Awaiting the outcome of the November elections—less than three weeks away at this writing—at least one thing’s certain: Nothing will be done to prevent never-give-an-inch partisan politicians from driving the U.S. economy over the so-called “fiscal cliff” until after the voters have spoken.
“Fiscal cliff” is dramatic shorthand for the intensely negative impact that a package of federal tax hikes and spending cuts set to automatically take place this Dec. 31 will have on the economy—if no action is taken to modify the enabling legislation.

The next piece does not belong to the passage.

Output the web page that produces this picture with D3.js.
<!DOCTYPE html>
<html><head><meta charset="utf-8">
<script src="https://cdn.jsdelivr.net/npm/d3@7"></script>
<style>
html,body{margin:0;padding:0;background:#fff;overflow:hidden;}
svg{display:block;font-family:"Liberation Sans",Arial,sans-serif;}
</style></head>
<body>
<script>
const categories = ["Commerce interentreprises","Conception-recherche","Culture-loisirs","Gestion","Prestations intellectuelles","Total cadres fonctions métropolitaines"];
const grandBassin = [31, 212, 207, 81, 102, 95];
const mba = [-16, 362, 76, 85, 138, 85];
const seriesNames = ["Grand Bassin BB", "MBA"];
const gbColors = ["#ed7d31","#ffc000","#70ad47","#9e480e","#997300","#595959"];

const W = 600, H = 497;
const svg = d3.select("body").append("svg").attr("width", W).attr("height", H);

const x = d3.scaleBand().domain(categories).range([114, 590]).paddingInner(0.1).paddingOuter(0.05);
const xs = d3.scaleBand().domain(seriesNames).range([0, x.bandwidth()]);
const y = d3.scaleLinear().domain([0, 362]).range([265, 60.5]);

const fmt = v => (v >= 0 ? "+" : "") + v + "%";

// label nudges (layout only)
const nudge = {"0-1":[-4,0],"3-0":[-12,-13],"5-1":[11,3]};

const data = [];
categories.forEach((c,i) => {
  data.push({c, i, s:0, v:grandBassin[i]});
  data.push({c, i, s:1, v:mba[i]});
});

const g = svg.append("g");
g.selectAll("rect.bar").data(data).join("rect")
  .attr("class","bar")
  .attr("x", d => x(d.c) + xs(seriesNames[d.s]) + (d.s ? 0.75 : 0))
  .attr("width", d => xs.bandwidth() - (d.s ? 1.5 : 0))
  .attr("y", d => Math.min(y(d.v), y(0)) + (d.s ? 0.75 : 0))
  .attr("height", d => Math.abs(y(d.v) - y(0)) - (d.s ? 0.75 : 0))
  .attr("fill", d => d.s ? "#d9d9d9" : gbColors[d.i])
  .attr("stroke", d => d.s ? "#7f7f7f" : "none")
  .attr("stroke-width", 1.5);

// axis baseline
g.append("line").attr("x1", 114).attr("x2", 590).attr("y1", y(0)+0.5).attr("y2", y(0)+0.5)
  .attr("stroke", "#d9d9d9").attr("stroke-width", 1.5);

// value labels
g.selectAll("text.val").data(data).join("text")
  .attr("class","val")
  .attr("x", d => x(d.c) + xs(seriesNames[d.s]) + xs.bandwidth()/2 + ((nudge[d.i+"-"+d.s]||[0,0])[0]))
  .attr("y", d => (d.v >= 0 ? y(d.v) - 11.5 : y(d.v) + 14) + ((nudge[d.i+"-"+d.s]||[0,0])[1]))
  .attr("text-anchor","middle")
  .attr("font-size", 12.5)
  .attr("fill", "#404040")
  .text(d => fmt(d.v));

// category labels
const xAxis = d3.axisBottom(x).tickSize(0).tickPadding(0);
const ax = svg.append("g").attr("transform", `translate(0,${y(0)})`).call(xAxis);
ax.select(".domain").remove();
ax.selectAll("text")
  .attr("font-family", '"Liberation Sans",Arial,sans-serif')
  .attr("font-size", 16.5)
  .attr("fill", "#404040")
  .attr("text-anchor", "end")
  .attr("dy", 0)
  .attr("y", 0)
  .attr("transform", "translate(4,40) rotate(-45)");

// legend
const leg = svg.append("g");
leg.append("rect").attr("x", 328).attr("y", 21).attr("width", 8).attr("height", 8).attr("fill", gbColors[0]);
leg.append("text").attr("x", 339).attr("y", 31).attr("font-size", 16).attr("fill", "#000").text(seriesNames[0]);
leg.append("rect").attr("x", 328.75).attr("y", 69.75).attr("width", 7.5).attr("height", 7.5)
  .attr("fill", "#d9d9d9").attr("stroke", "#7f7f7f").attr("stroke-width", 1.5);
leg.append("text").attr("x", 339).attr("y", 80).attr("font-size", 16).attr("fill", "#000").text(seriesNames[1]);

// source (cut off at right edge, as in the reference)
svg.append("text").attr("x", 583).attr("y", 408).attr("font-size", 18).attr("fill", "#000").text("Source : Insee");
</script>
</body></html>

If the cliff is left in place, according to the non-partisan Tax Policy Center (TPC), taxes could be boosted by more than $500 billion in 2013 when many temporary tax provisions are set to expire. “Nearly 90% of Americans would pay more tax, primarily because the temporary cut in Social Security taxes and many of the 2001/2003 tax cuts would expire,” stated TPC.

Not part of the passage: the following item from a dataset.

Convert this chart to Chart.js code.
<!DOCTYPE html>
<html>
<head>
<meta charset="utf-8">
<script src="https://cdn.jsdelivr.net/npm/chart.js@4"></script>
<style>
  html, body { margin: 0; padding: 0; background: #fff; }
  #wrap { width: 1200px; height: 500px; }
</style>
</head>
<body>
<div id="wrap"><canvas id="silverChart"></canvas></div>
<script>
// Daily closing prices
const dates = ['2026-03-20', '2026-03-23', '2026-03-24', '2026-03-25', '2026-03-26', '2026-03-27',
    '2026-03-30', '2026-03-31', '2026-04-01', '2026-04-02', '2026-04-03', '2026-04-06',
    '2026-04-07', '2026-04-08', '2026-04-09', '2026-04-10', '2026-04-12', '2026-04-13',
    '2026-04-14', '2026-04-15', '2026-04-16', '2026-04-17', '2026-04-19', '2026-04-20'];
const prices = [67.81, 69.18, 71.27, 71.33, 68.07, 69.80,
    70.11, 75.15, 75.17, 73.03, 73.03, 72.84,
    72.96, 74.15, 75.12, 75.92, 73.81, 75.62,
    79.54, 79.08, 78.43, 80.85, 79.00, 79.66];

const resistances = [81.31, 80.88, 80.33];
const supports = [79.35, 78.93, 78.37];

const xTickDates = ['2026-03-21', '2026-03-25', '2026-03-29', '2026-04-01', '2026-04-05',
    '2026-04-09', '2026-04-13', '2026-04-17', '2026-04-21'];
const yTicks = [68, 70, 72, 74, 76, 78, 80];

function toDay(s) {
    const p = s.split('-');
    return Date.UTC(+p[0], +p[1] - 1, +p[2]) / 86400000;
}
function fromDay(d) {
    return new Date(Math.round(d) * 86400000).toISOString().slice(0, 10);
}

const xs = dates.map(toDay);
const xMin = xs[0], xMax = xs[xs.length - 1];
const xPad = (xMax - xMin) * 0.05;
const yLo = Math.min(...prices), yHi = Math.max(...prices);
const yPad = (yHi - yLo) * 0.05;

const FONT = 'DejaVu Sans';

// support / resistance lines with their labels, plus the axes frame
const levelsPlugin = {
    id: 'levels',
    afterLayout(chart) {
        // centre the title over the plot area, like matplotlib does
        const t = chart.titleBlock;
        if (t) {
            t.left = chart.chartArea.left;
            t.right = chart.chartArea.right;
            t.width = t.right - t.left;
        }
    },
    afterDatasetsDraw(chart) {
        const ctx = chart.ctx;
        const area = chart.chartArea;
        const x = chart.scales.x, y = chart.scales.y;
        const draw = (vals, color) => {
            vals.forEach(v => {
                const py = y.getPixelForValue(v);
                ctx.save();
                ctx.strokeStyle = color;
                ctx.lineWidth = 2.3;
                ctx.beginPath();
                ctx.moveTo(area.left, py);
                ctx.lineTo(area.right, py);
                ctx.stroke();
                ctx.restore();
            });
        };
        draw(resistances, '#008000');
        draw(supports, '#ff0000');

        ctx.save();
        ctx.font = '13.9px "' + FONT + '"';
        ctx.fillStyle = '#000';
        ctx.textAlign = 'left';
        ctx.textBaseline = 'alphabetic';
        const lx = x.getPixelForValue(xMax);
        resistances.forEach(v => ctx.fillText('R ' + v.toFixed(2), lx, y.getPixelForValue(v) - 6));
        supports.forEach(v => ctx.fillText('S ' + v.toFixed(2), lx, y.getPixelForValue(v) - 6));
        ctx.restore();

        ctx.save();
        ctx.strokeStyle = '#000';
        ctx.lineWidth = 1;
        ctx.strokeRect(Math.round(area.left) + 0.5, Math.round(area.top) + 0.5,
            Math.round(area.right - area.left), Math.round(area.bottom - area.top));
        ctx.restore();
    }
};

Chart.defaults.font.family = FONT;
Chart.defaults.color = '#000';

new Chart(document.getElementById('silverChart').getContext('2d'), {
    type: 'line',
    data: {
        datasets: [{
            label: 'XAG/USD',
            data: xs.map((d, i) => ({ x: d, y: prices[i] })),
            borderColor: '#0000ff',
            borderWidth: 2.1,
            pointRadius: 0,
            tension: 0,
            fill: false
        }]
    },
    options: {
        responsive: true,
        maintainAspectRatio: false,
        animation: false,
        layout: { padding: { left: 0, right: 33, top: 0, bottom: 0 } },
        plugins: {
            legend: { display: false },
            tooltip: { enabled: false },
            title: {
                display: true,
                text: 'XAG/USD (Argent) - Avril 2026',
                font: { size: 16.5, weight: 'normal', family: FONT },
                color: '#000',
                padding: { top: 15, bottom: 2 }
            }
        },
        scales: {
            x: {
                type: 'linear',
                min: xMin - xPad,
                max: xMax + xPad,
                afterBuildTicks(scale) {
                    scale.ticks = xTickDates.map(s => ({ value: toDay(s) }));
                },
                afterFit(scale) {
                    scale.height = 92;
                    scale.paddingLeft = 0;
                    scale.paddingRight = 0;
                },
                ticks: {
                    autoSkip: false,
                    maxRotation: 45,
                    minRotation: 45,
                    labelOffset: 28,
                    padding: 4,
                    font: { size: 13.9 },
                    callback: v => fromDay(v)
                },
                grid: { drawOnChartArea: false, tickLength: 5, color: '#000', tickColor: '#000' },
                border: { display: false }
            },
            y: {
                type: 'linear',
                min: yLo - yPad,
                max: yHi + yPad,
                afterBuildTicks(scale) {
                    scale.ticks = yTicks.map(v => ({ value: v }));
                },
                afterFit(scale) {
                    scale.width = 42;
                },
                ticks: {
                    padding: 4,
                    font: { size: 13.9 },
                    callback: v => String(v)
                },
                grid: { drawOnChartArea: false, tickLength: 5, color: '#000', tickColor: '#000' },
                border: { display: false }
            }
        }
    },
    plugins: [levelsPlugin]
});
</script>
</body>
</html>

Bob Costello, chief economist & vice president of the American Trucking Assns. (ATA), has called the fiscal cliff a severe “policy-driven” risk to the economy. By that he means it is up to Congress and the White House to prevent the country from falling over it. But, as he cautioned in a recent speech, lawmakers may do nothing about it until sometime next year.

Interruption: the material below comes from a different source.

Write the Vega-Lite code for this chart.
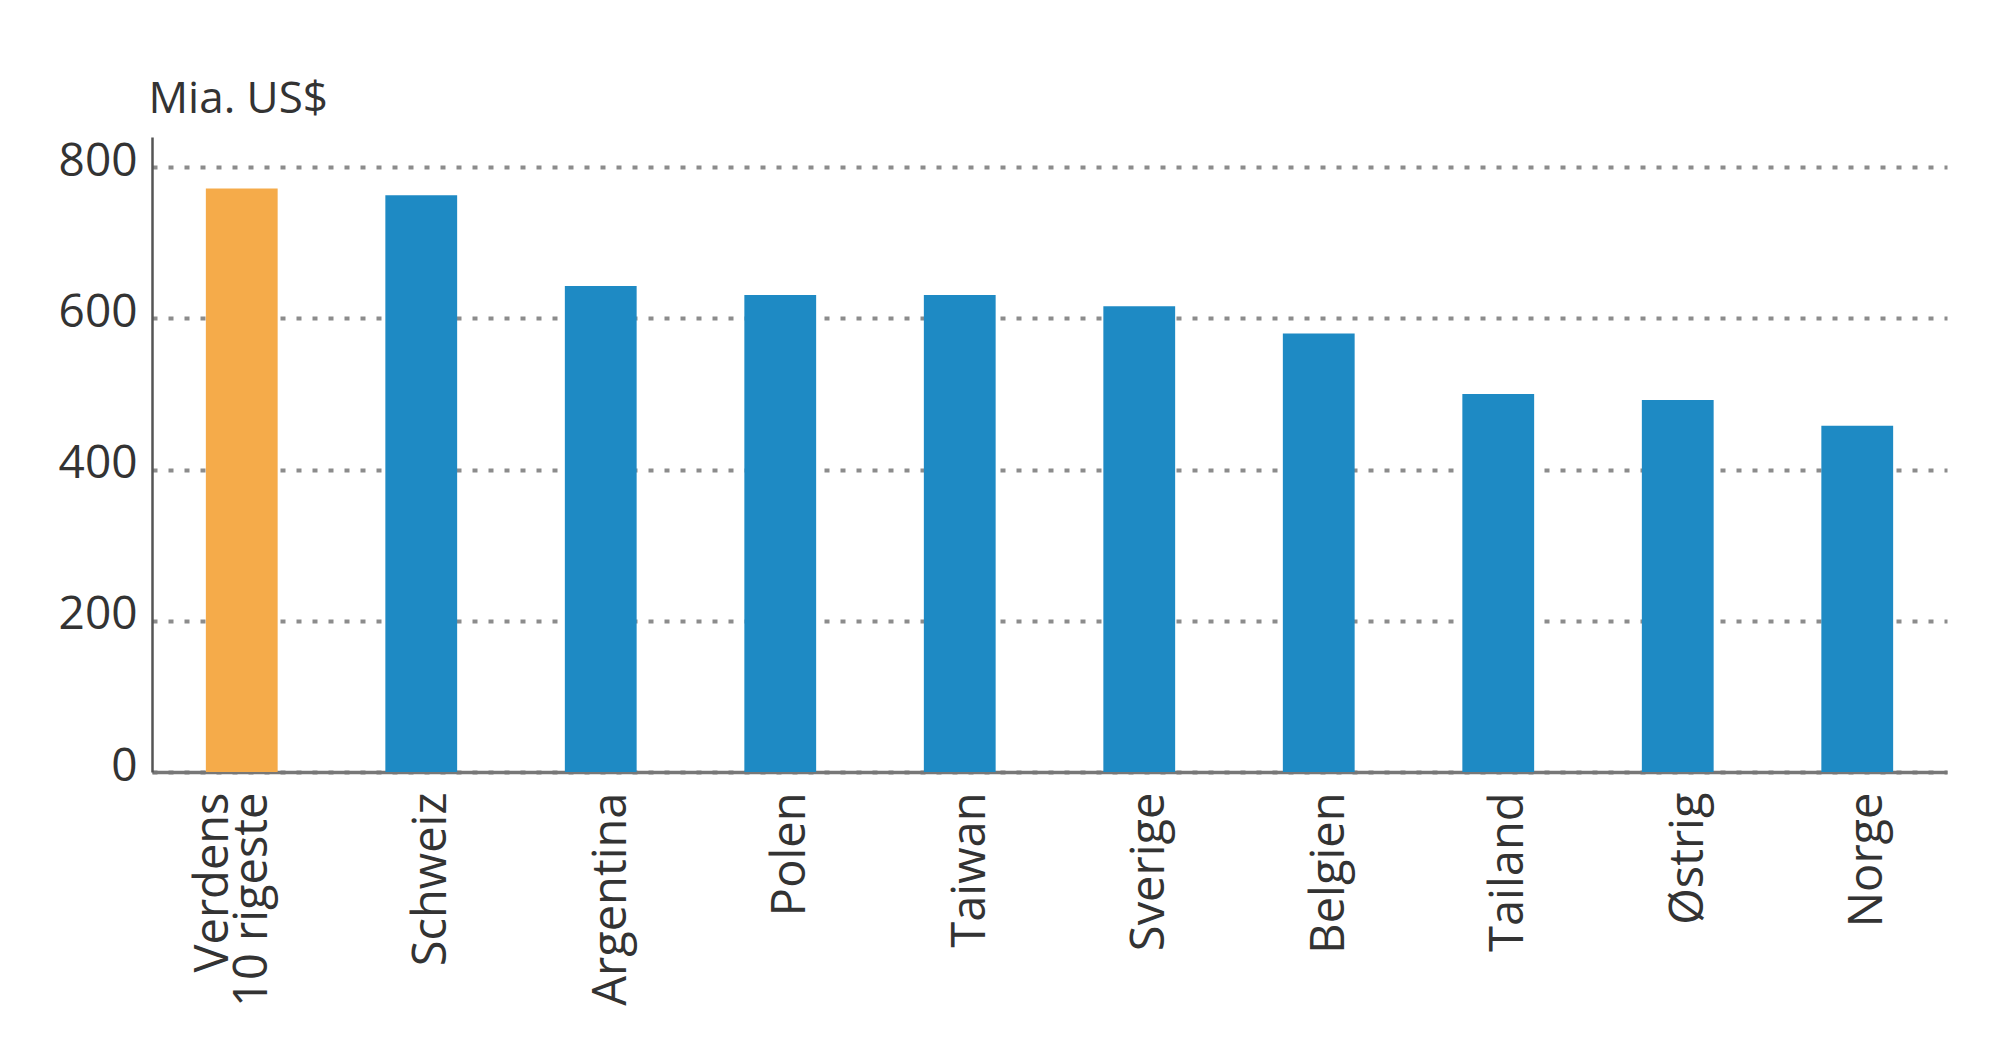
{
  "$schema": "https://vega.github.io/schema/vega-lite/v6.json",
  "width": 1795,
  "height": 635,
  "autosize": {"type": "none"},
  "padding": {"left": 152, "top": 137, "right": 53, "bottom": 283},
  "background": "white",
  "data": {
    "values": [
      {"land": "Verdens|10 rigeste", "mia": 772, "gruppe": "verden"},
      {"land": "Schweiz", "mia": 763, "gruppe": "land"},
      {"land": "Argentina", "mia": 643, "gruppe": "land"},
      {"land": "Polen", "mia": 631, "gruppe": "land"},
      {"land": "Taiwan", "mia": 631, "gruppe": "land"},
      {"land": "Sverige", "mia": 616, "gruppe": "land"},
      {"land": "Belgien", "mia": 580, "gruppe": "land"},
      {"land": "Tailand", "mia": 500, "gruppe": "land"},
      {"land": "Østrig", "mia": 492, "gruppe": "land"},
      {"land": "Norge", "mia": 458, "gruppe": "land"}
    ]
  },
  "mark": {"type": "bar"},
  "encoding": {
    "x": {
      "field": "land",
      "type": "nominal",
      "sort": null,
      "scale": {"paddingInner": 0.6, "paddingOuter": 0.3},
      "axis": {
        "title": null,
        "labelAngle": -90,
        "labelFont": "Open Sans",
        "labelFontSize": 47,
        "labelColor": "#333333",
        "labelPadding": 20,
        "labelLimit": 0,
        "labelLineHeight": 39,
        "labelOffset": {"condition": {"test": "datum.value == 'Verdens|10 rigeste'", "value": -28}, "value": 11},
        "labelExpr": "split(datum.value, '|')",
        "ticks": false,
        "domain": true,
        "domainColor": "#777777",
        "domainWidth": 3.5,
        "grid": false
      }
    },
    "y": {
      "field": "mia",
      "type": "quantitative",
      "scale": {"domain": [0, 840], "nice": false},
      "axis": {
        "values": [0, 200, 400, 600, 800],
        "title": "Mia. US$",
        "titleAngle": 0,
        "titleAlign": "left",
        "titleBaseline": "alphabetic",
        "titleX": -4,
        "titleY": -25,
        "titleFont": "Open Sans",
        "titleFontSize": 44,
        "titleFontWeight": "normal",
        "titleColor": "#333333",
        "labelFont": "Open Sans",
        "labelFontSize": 46,
        "labelColor": "#333333",
        "labelPadding": 15,
        "labelOffset": -6,
        "ticks": false,
        "domain": true,
        "domainColor": "#555555",
        "domainWidth": 2.5,
        "grid": true,
        "gridColor": "#8c8c8c",
        "gridWidth": 4,
        "gridDash": [5, 11]
      }
    },
    "color": {
      "field": "gruppe",
      "type": "nominal",
      "scale": {"domain": ["verden", "land"], "range": ["#F5AB4A", "#1E8AC4"]},
      "legend": null
    }
  },
  "config": {"view": {"stroke": null}}
}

That dire prediction comes despite the very existence of the cliff having already caused harm. “Inaction [thus far] on the fiscal cliff is already putting a significant drag on the economy,” stated Costello. “Concern over the cliff is leading businesses to reduce hiring and [capital] investments.”
He also noted that even businesses flush with cash are avoiding any of the expected “risk-taking” that normally helps boost the economy. “Business investment is already plunging and that is coupled with sluggish hiring,” Costello said. He added that he expects the lame-duck Congress that will be in session after the elections “will kick the can down the road,” making it the job of the new Congress to address the fiscal cliff. And he predicted that “most likely” won’t happen until next summer. “That ‘punt’ [of dealing with it] will delay the immediate consequences, but hurt the economy by continuing uncertainty [over its eventual impact].”
That fixing the cliff is an issue of grave importance was underscored by the letter sent recently to President Obama and Congress by leaders of 16 of the largest financial services firms. It warns that if the automatic tax hikes and spending cuts are not altered, interest rates could spike significantly.
The letter, sent by the Financial Services Forum trade group, comes as the White House and congressional Republicans appear, as The Washington Post recently put it, “prepared to play a game of chicken” over who moves first on the cliff.
The newspaper also has pointed out that if Obama wins reelection, he “may finally be able to dictate the terms of a bipartisan debt-reduction deal.” And if he loses to Mitt Romney, Obama could instead “make sure that tax rates rise before he hands over the keys to the White House.”
Either way, there’s no time like now to urge your representatives in Congress to take action to block off the cliff just as soon as they get back to work, be they lame ducks or not.